Together, we used to walk to the little shop in our little neighbourhood to get groceries in bulk. Always in bulk. Not sure why. Probably a habit from back when he lived in a tiny village in the middle of Anatolia. Little to live by, tough life. Now, in Istanbul, he would still buy flour and sugar in at least 10kg bags, sometimes more. I always pretended that the bags were not heavy, that I could handle them. And somehow I did, too. I would try handing him the lighter bags, mostly containing our chocolates, candies and wafers. (I think watching Niklaas as a child had a formative (traumatic?) effect on me and made me overly sensitive when it came to old, fragile men.)
He rarely went out otherwise. Only for Friday prayers at the mosque. I would give him his cane and then watch him from the balcony until he disappeared around the corner. I don’t carry a photograph of him, I don’t need one, but this is on my phone and I look at it at intervals. The same round white head and his beard looking from behind just like this. An instant cheer-me-up 🙂

He was my biggest cheerleader, constantly repeating that I could become anything if I studied hard, even prime minister. (At that time, Turkey had its first female prime minister). The things I crafted were always beautiful, the things I baked always delicious, and the things I did always kind / generous. His favourite childhood memory of me that he repeated often was when he took me to the shop and I, not yet able to speak, pointed out the things I wanted, then pointed at them for another round and said my sister’s name. In his eyes, this was a definite sign of a kind heart. I would think it was a sign of a child who didn’t want to share.
He only drank sugary water. Or rather watery sugar: half cup sugar, half cup water. Can you imagine? Apparently, years ago, a doctor prescribed him sugar for an ailment and boy did he make the most of it.
He was very attached to his Ossetian heritage, his grandfather being the one who immigrated to the then Ottoman Empire from Ossetia. He would teach me things like how to hold a glass for a guest, where/how to wait for the glass while the guest drank, and so on. Every little detail could/would suggest something, had significance and showing respect to guests, especially the elderly, was and is a very important part of our culture. Being the rebel that I am, I would question and challenge many of the customs and we would discuss their merits at length. Looking back, I think it was from these discussions that I learned that the way you interact with others is more about you than the others. It doesn’t matter if a person deserves respect, what kind of person do you want to be? A respectful person, or not? It doesn’t matter if a person rather deserves a swear word or two, what kind of person do you want to be? Someone who swears or someone who can keep their cool, isn’t easily agitated?

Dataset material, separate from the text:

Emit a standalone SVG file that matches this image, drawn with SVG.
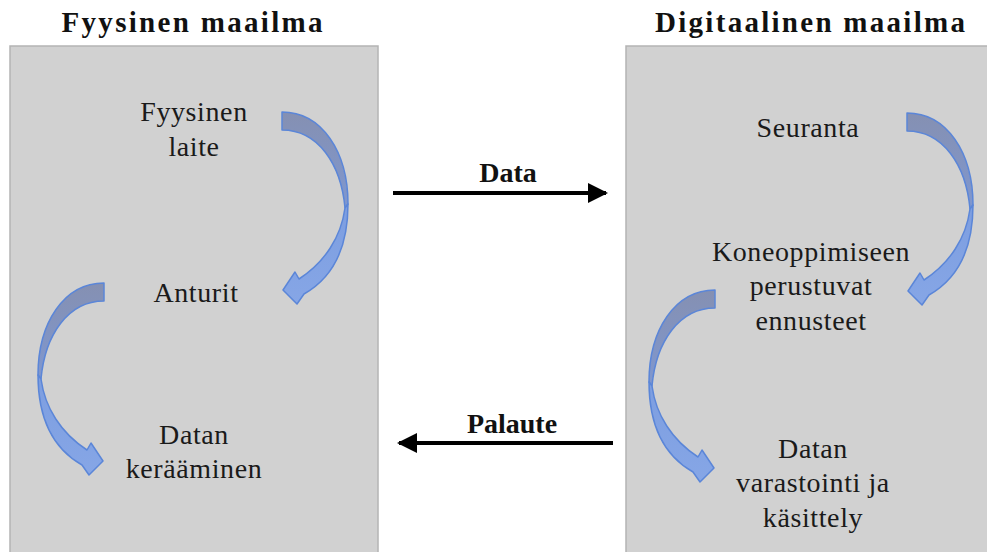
<svg xmlns="http://www.w3.org/2000/svg" xmlns:xlink="http://www.w3.org/1999/xlink" width="987" height="552" viewBox="0 0 987 552">
<style>
.box{fill:#d1d1d1;stroke:#b4b4b4;stroke-width:1.5}
text{font-family:"Liberation Serif","Times New Roman",serif}
.title{font-weight:bold;font-size:29px;fill:#111;text-anchor:middle}
.lbl{font-size:28px;fill:#1a1a1a;text-anchor:middle;letter-spacing:0.6px}
.elbl{font-weight:bold;font-size:28px;fill:#111;text-anchor:middle}
.conn{stroke:#000;stroke-width:4;fill:none}
.back{fill:url(#gBack);stroke:#5b86d8;stroke-width:1.5;stroke-linejoin:round}
.front{fill:url(#gFront);stroke:#5b86d8;stroke-width:1.5;stroke-linejoin:round}
</style>
<defs>
<linearGradient id="gBack" x1="0" y1="0" x2="0" y2="1">
<stop offset="0" stop-color="#8590b2"/>
<stop offset="1" stop-color="#7f97cf"/>
</linearGradient>
<linearGradient id="gFront" x1="0" y1="0" x2="0" y2="1">
<stop offset="0" stop-color="#7d9ee0"/>
<stop offset="1" stop-color="#86a6e6"/>
</linearGradient>
<marker id="ah" viewBox="0 0 10 10" refX="9" refY="5" markerWidth="5" markerHeight="5.5" orient="auto" markerUnits="strokeWidth">
<path d="M0,0 L10,5 L0,10 Z" fill="#000"/>
</marker>
<g id="curved">
<path class="back" d="M0,0 C40,0 66,40 66,92 L63,96 C59,52 36,18 0,18 Z"/>
<path class="front" d="M66,92 C66,135 52,165 22,182 L15,192 L1,178 L13,160 L17,167 C43,150 59,125 63,96 Z"/>
</g>
</defs>
<rect width="987" height="552" fill="#fff"/>
<g id="fyysinen-maailma">
<rect class="box" x="10" y="46" width="368" height="520"/>
<text class="title" x="192" y="32" textLength="261" lengthAdjust="spacing">Fyysinen  maailma</text>
</g>
<g id="digitaalinen-maailma">
<rect class="box" x="626" y="46" width="380" height="520"/>
<text class="title" x="810" y="32" textLength="310" lengthAdjust="spacing">Digitaalinen  maailma</text>
</g>
<g id="fyysinen-laite">
<text class="lbl" x="194" y="121">Fyysinen</text>
<text class="lbl" x="194" y="156">laite</text>
</g>
<g id="anturit">
<text class="lbl" x="196" y="302">Anturit</text>
</g>
<g id="datan-keraaminen">
<text class="lbl" x="194" y="444">Datan</text>
<text class="lbl" x="194" y="478">kerääminen</text>
</g>
<g id="seuranta">
<text class="lbl" x="808" y="137">Seuranta</text>
</g>
<g id="ennusteet">
<text class="lbl" x="811" y="261">Koneoppimiseen</text>
<text class="lbl" x="811" y="295">perustuvat</text>
<text class="lbl" x="811" y="330">ennusteet</text>
</g>
<g id="datan-varastointi">
<text class="lbl" x="813" y="458">Datan</text>
<text class="lbl" x="813" y="492">varastointi ja</text>
<text class="lbl" x="813" y="527">käsittely</text>
</g>
<g id="connectors">
<use xlink:href="#curved" transform="translate(282,112)"/>
<use xlink:href="#curved" transform="translate(104,283) scale(-1,1)"/>
<use xlink:href="#curved" transform="translate(907,113)"/>
<use xlink:href="#curved" transform="translate(715,290) scale(-1,1)"/>
<line class="conn" x1="393" y1="193" x2="606" y2="193" marker-end="url(#ah)"/>
<text class="elbl" x="508" y="182">Data</text>
<line class="conn" x1="613" y1="443" x2="399" y2="443" marker-end="url(#ah)"/>
<text class="elbl" x="512" y="433">Palaute</text>
</g>
</svg>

Most of the days, after school and on weekends, you could find us two in the living room. Him lying on one sofa, me lying on the other. Some kind of candy or chocolate box on the floor between us, watching TV: news, political debates, action movies, and most importantly couple’s figure skating during winter sport season 🙂 He loved watching all winter sports and local movies too, but for me they were either boring or I didn’t like the swearing (no censorship back then) and would leave the room. Always feeling guilty to leave him alone. (No idea why I was being so dramatic? Again, I blame Niklaas).
To this day, when I feel overwhelmed or sad, I see him in a dream, hug him tightly, start crying and wake up crying. For someone who rarely cries, these encounters always make me feel somehow better.
That is why, Craig’s anecdote got me and that is why I can’t listen to this song from an Austrian band any longer either2.